DATA SECTION >>
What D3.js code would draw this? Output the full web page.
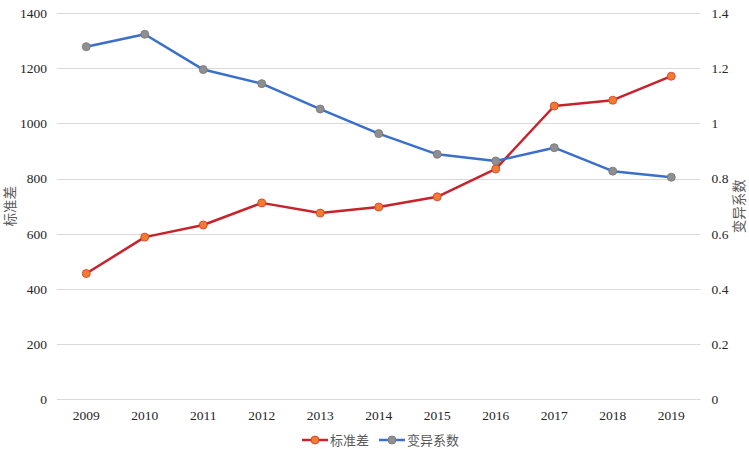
<!DOCTYPE html>
<html>
<head>
<meta charset="utf-8">
<script src="https://cdn.jsdelivr.net/npm/d3@7/dist/d3.min.js"></script>
<style>
  html, body { margin: 0; padding: 0; background: #fff; }
  svg { display: block; }
</style>
</head>
<body>
<svg id="chart" width="749" height="449"></svg>
<script>
const years = ["2009","2010","2011","2012","2013","2014","2015","2016","2017","2018","2019"];
const stdDev = [456, 588, 632, 712, 675, 697, 734, 835, 1063, 1084, 1171];
const cv = [1.278, 1.323, 1.195, 1.144, 1.052, 0.963, 0.888, 0.864, 0.912, 0.827, 0.805];
const leftTicks = [0, 200, 400, 600, 800, 1000, 1200, 1400];
const rightTicks = [0, 0.2, 0.4, 0.6, 0.8, 1, 1.2, 1.4];
const seriesNames = ["标准差", "变异系数"];
const axisTitles = ["标准差", "变异系数"];

const svg = d3.select("#chart");
const W = 749, H = 449;
const plot = { left: 57, right: 700.5, top: 13, bottom: 399.4 };
const numFont = "'Liberation Serif', 'Times New Roman', 'Noto Sans CJK SC', serif";
const cjkFont = "'Noto Sans CJK SC', 'Noto Sans', sans-serif";

const x = d3.scaleBand().domain(years).range([plot.left, plot.right]);
const yL = d3.scaleLinear().domain([0, 1400]).range([plot.bottom, plot.top]);
const yR = d3.scaleLinear().domain([0, 1.4]).range([plot.bottom, plot.top]);
const cx = d => x(d) + x.bandwidth() / 2;

// gridlines
svg.append("g").selectAll("line").data(leftTicks).join("line")
  .attr("x1", plot.left).attr("x2", plot.right)
  .attr("y1", d => Math.round(yL(d)) + 0.5).attr("y2", d => Math.round(yL(d)) + 0.5)
  .attr("stroke", "#d9d9d9").attr("stroke-width", 1);

// left axis
const gL = svg.append("g").attr("transform", `translate(${plot.left},0)`)
  .call(d3.axisLeft(yL).tickValues(leftTicks).tickSize(0).tickPadding(10).tickFormat(d3.format("d")));
gL.select(".domain").remove();
gL.selectAll("text").attr("font-family", numFont).attr("font-size", 13.5).attr("fill", "#262626");

// right axis
const gR = svg.append("g").attr("transform", `translate(${plot.right},0)`)
  .call(d3.axisRight(yR).tickValues(rightTicks).tickSize(0).tickPadding(11).tickFormat(d => String(+d.toFixed(1))));
gR.select(".domain").remove();
gR.selectAll("text").attr("font-family", numFont).attr("font-size", 13.5).attr("fill", "#262626");

// bottom axis
const gB = svg.append("g").attr("transform", `translate(0,${plot.bottom})`)
  .call(d3.axisBottom(x).tickSize(0).tickPadding(11));
gB.select(".domain").remove();
gB.selectAll("text").attr("font-family", numFont).attr("font-size", 13.5).attr("fill", "#262626");

// axis titles
const midY = (plot.top + plot.bottom) / 2;
svg.append("text").attr("transform", `translate(15,${midY}) rotate(-90)`)
  .attr("text-anchor", "middle").attr("font-family", cjkFont).attr("font-size", 13.5)
  .attr("fill", "#595959").text(axisTitles[0]);
svg.append("text").attr("transform", `translate(744,${midY}) rotate(-90)`)
  .attr("text-anchor", "middle").attr("font-family", cjkFont).attr("font-size", 13.5)
  .attr("fill", "#595959").text(axisTitles[1]);

const redLine = "#C8222A", redFill = "#ED7D31", redStroke = "#E0412C";
const blueLine = "#3A6FCB", grayFill = "#8F8F8F", grayStroke = "#7A7A7A";

// series 1 (left axis)
const line1 = d3.line().x((d, i) => cx(years[i])).y(d => yL(d));
svg.append("path").datum(stdDev).attr("d", line1)
  .attr("fill", "none").attr("stroke", redLine).attr("stroke-width", 2.5).attr("stroke-linejoin", "round");
svg.append("g").selectAll("circle").data(stdDev).join("circle")
  .attr("cx", (d, i) => cx(years[i])).attr("cy", d => yL(d)).attr("r", 4)
  .attr("fill", redFill).attr("stroke", redStroke).attr("stroke-width", 0.9);

// series 2 (right axis)
const line2 = d3.line().x((d, i) => cx(years[i])).y(d => yR(d));
svg.append("path").datum(cv).attr("d", line2)
  .attr("fill", "none").attr("stroke", blueLine).attr("stroke-width", 2.5).attr("stroke-linejoin", "round");
svg.append("g").selectAll("circle").data(cv).join("circle")
  .attr("cx", (d, i) => cx(years[i])).attr("cy", d => yR(d)).attr("r", 4)
  .attr("fill", grayFill).attr("stroke", grayStroke).attr("stroke-width", 0.9);

// legend
const legendY = 440;
const legendItems = [
  { name: seriesNames[0], x: 302, line: redLine, fill: redFill, stroke: redStroke },
  { name: seriesNames[1], x: 379, line: blueLine, fill: grayFill, stroke: grayStroke }
];
const lg = svg.append("g");
legendItems.forEach(it => {
  lg.append("line").attr("x1", it.x).attr("x2", it.x + 26).attr("y1", legendY).attr("y2", legendY)
    .attr("stroke", it.line).attr("stroke-width", 2.5);
  lg.append("circle").attr("cx", it.x + 13).attr("cy", legendY).attr("r", 4)
    .attr("fill", it.fill).attr("stroke", it.stroke).attr("stroke-width", 0.9);
  lg.append("text").attr("x", it.x + 28).attr("y", legendY).attr("dy", "0.36em")
    .attr("font-family", cjkFont).attr("font-size", 13).attr("fill", "#595959").text(it.name);
});
</script>
</body>
</html>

PROMPT >> Are you able to set down all the lines above exactly, without any pictures?

SOLUTION TO THE PROBLEM >>
What D3.js code would draw this? Output the full web page.
<!DOCTYPE html>
<html>
<head>
<meta charset="utf-8">
<script src="https://cdn.jsdelivr.net/npm/d3@7/dist/d3.min.js"></script>
<style>
  html, body { margin: 0; padding: 0; background: #fff; }
  svg { display: block; }
</style>
</head>
<body>
<svg id="chart" width="749" height="449"></svg>
<script>
const years = ["2009","2010","2011","2012","2013","2014","2015","2016","2017","2018","2019"];
const stdDev = [456, 588, 632, 712, 675, 697, 734, 835, 1063, 1084, 1171];
const cv = [1.278, 1.323, 1.195, 1.144, 1.052, 0.963, 0.888, 0.864, 0.912, 0.827, 0.805];
const leftTicks = [0, 200, 400, 600, 800, 1000, 1200, 1400];
const rightTicks = [0, 0.2, 0.4, 0.6, 0.8, 1, 1.2, 1.4];
const seriesNames = ["标准差", "变异系数"];
const axisTitles = ["标准差", "变异系数"];

const svg = d3.select("#chart");
const W = 749, H = 449;
const plot = { left: 57, right: 700.5, top: 13, bottom: 399.4 };
const numFont = "'Liberation Serif', 'Times New Roman', 'Noto Sans CJK SC', serif";
const cjkFont = "'Noto Sans CJK SC', 'Noto Sans', sans-serif";

const x = d3.scaleBand().domain(years).range([plot.left, plot.right]);
const yL = d3.scaleLinear().domain([0, 1400]).range([plot.bottom, plot.top]);
const yR = d3.scaleLinear().domain([0, 1.4]).range([plot.bottom, plot.top]);
const cx = d => x(d) + x.bandwidth() / 2;

// gridlines
svg.append("g").selectAll("line").data(leftTicks).join("line")
  .attr("x1", plot.left).attr("x2", plot.right)
  .attr("y1", d => Math.round(yL(d)) + 0.5).attr("y2", d => Math.round(yL(d)) + 0.5)
  .attr("stroke", "#d9d9d9").attr("stroke-width", 1);

// left axis
const gL = svg.append("g").attr("transform", `translate(${plot.left},0)`)
  .call(d3.axisLeft(yL).tickValues(leftTicks).tickSize(0).tickPadding(10).tickFormat(d3.format("d")));
gL.select(".domain").remove();
gL.selectAll("text").attr("font-family", numFont).attr("font-size", 13.5).attr("fill", "#262626");

// right axis
const gR = svg.append("g").attr("transform", `translate(${plot.right},0)`)
  .call(d3.axisRight(yR).tickValues(rightTicks).tickSize(0).tickPadding(11).tickFormat(d => String(+d.toFixed(1))));
gR.select(".domain").remove();
gR.selectAll("text").attr("font-family", numFont).attr("font-size", 13.5).attr("fill", "#262626");

// bottom axis
const gB = svg.append("g").attr("transform", `translate(0,${plot.bottom})`)
  .call(d3.axisBottom(x).tickSize(0).tickPadding(11));
gB.select(".domain").remove();
gB.selectAll("text").attr("font-family", numFont).attr("font-size", 13.5).attr("fill", "#262626");

// axis titles
const midY = (plot.top + plot.bottom) / 2;
svg.append("text").attr("transform", `translate(15,${midY}) rotate(-90)`)
  .attr("text-anchor", "middle").attr("font-family", cjkFont).attr("font-size", 13.5)
  .attr("fill", "#595959").text(axisTitles[0]);
svg.append("text").attr("transform", `translate(744,${midY}) rotate(-90)`)
  .attr("text-anchor", "middle").attr("font-family", cjkFont).attr("font-size", 13.5)
  .attr("fill", "#595959").text(axisTitles[1]);

const redLine = "#C8222A", redFill = "#ED7D31", redStroke = "#E0412C";
const blueLine = "#3A6FCB", grayFill = "#8F8F8F", grayStroke = "#7A7A7A";

// series 1 (left axis)
const line1 = d3.line().x((d, i) => cx(years[i])).y(d => yL(d));
svg.append("path").datum(stdDev).attr("d", line1)
  .attr("fill", "none").attr("stroke", redLine).attr("stroke-width", 2.5).attr("stroke-linejoin", "round");
svg.append("g").selectAll("circle").data(stdDev).join("circle")
  .attr("cx", (d, i) => cx(years[i])).attr("cy", d => yL(d)).attr("r", 4)
  .attr("fill", redFill).attr("stroke", redStroke).attr("stroke-width", 0.9);

// series 2 (right axis)
const line2 = d3.line().x((d, i) => cx(years[i])).y(d => yR(d));
svg.append("path").datum(cv).attr("d", line2)
  .attr("fill", "none").attr("stroke", blueLine).attr("stroke-width", 2.5).attr("stroke-linejoin", "round");
svg.append("g").selectAll("circle").data(cv).join("circle")
  .attr("cx", (d, i) => cx(years[i])).attr("cy", d => yR(d)).attr("r", 4)
  .attr("fill", grayFill).attr("stroke", grayStroke).attr("stroke-width", 0.9);

// legend
const legendY = 440;
const legendItems = [
  { name: seriesNames[0], x: 302, line: redLine, fill: redFill, stroke: redStroke },
  { name: seriesNames[1], x: 379, line: blueLine, fill: grayFill, stroke: grayStroke }
];
const lg = svg.append("g");
legendItems.forEach(it => {
  lg.append("line").attr("x1", it.x).attr("x2", it.x + 26).attr("y1", legendY).attr("y2", legendY)
    .attr("stroke", it.line).attr("stroke-width", 2.5);
  lg.append("circle").attr("cx", it.x + 13).attr("cy", legendY).attr("r", 4)
    .attr("fill", it.fill).attr("stroke", it.stroke).attr("stroke-width", 0.9);
  lg.append("text").attr("x", it.x + 28).attr("y", legendY).attr("dy", "0.36em")
    .attr("font-family", cjkFont).attr("font-size", 13).attr("fill", "#595959").text(it.name);
});
</script>
</body>
</html>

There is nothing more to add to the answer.